The U.S. Treasury bond market may be in for a bit of a rollercoaster ride over the near term as each new day seems to bring another deluge of debt, with the government trying to clear out all it can before the holidays. The Treasury on Wednesday sold $13 billion of reopened 30-year bonds, and investors dove in to scoop up the debt even though yields are hovering near record lows. Wednesday’s sale was the third of seven debt sales over an eight-session period, in which the Treasury is expected to move a total of $177 billion of paper. The rush of paper could give Treasuries a shaking.
Priya Misra and Marcus Huie, strategists at Bank of America Merrill Lynch, said in a research note:
The next week could see some choppy price action in the Treasury market. And not just because of concerns about Europe. Treasury investors have to absorb a very heavy supply calendar over the next week. Normally supply across the curve is spread out over a month, but the Treasury moved up its end-of-month auctions to avoid auctioning in the holiday week. We believe that short positioning of investment funds and foreign demand should help absorb the supply, but the market will likely attempt to set up before each auction.
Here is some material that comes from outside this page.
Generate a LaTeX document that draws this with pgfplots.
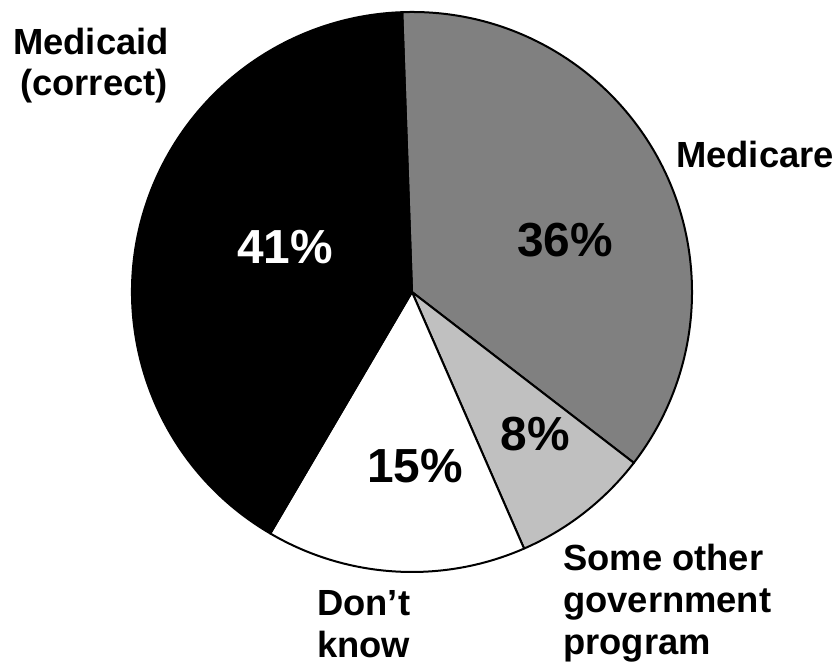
\documentclass[border=0pt]{standalone}
\usepackage{fontspec}
\setmainfont{Liberation Sans}
\usepackage{pgfplots}
\usepackage{pgfplotstable}
\pgfplotsset{compat=1.18}
\definecolor{medicare}{RGB}{128,128,128}
\definecolor{otherprog}{RGB}{192,192,192}
% shares, clockwise from the top: Medicare, Some other government program, Don't know, Medicaid
\pgfplotstableread{
value
36
8
15
41
}\piedata
\pgfplotstablegetelem{0}{value}\of\piedata \let\vA\pgfplotsretval
\pgfplotstablegetelem{1}{value}\of\piedata \let\vB\pgfplotsretval
\pgfplotstablegetelem{2}{value}\of\piedata \let\vC\pgfplotsretval
\pgfplotstablegetelem{3}{value}\of\piedata \let\vD\pgfplotsretval
\pgfmathsetmacro\aA{92}
\pgfmathsetmacro\aB{\aA-3.6*\vA}
\pgfmathsetmacro\aC{\aB-3.6*\vB}
\pgfmathsetmacro\aD{\aC-3.6*\vC}
\pgfmathsetmacro\aE{\aD-3.6*\vD}
\newcommand\lbl{\fontsize{36.5}{40}\selectfont\bfseries}
\newcommand\pct{\fontsize{48}{50}\selectfont\bfseries}
\begin{document}
\begin{tikzpicture}
\begin{axis}[
  scale only axis, width=840bp, height=666bp,
  xmin=0, xmax=840, ymin=-666, ymax=0,
  hide axis, clip=false]
\path (rel axis cs:0,0) rectangle (rel axis cs:1,1);
\fill[medicare, draw=black, line width=2bp, line join=round] (axis cs:412,-292) -- ++(\aA:280bp) arc[start angle=\aA, end angle=\aB, radius=280bp] -- cycle;
\fill[otherprog, draw=black, line width=2bp, line join=round] (axis cs:412,-292) -- ++(\aB:280bp) arc[start angle=\aB, end angle=\aC, radius=280bp] -- cycle;
\fill[white, draw=black, line width=2bp, line join=round] (axis cs:412,-292) -- ++(\aC:280bp) arc[start angle=\aC, end angle=\aD, radius=280bp] -- cycle;
\fill[black, draw=black, line width=2bp, line join=round] (axis cs:412,-292) -- ++(\aD:280bp) arc[start angle=\aD, end angle=\aE, radius=280bp] -- cycle;
% percentages
\node[font=\pct, text=white, anchor=base, inner sep=0pt] at (axis cs:285,-264) {41\%};
\node[font=\pct, text=black, anchor=base, inner sep=0pt] at (axis cs:565,-257) {36\%};
\node[font=\pct, text=black, anchor=base, inner sep=0pt] at (axis cs:535,-450) {8\%};
\node[font=\pct, text=black, anchor=base, inner sep=0pt] at (axis cs:415,-482) {15\%};
% category labels
\node[font=\lbl, anchor=base, inner sep=0pt] at (axis cs:91,-55) {Medicaid};
\node[font=\lbl, anchor=base, inner sep=0pt] at (axis cs:94,-96) {(correct)};
\node[font=\lbl, anchor=base, inner sep=0pt] at (axis cs:755,-168) {Medicare};
\node[font=\lbl, anchor=base west, inner sep=0pt] at (axis cs:317,-615) {Don’t};
\node[font=\lbl, anchor=base west, inner sep=0pt] at (axis cs:317,-657) {know};
\node[font=\lbl, anchor=base west, inner sep=0pt] at (axis cs:563,-570) {Some other};
\node[font=\lbl, anchor=base west, inner sep=0pt] at (axis cs:563,-612) {government};
\node[font=\lbl, anchor=base west, inner sep=0pt] at (axis cs:563,-654) {program};
\end{axis}
\end{tikzpicture}
\end{document}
This should result in greater intra-day volatility in Treasuries.
Indeed, benchmark 10-year Treasury yields fell to 1.90 percent on Wednesday, marking the lowest in three weeks. Still, it has been home on the range for bonds since Nov. 1, with 10-year yields tracking between 1.87 percent and 2.17 percent while everyone ponders if and when European banks might start to crumble. More auction successes could see yields pry open that six-week yield range.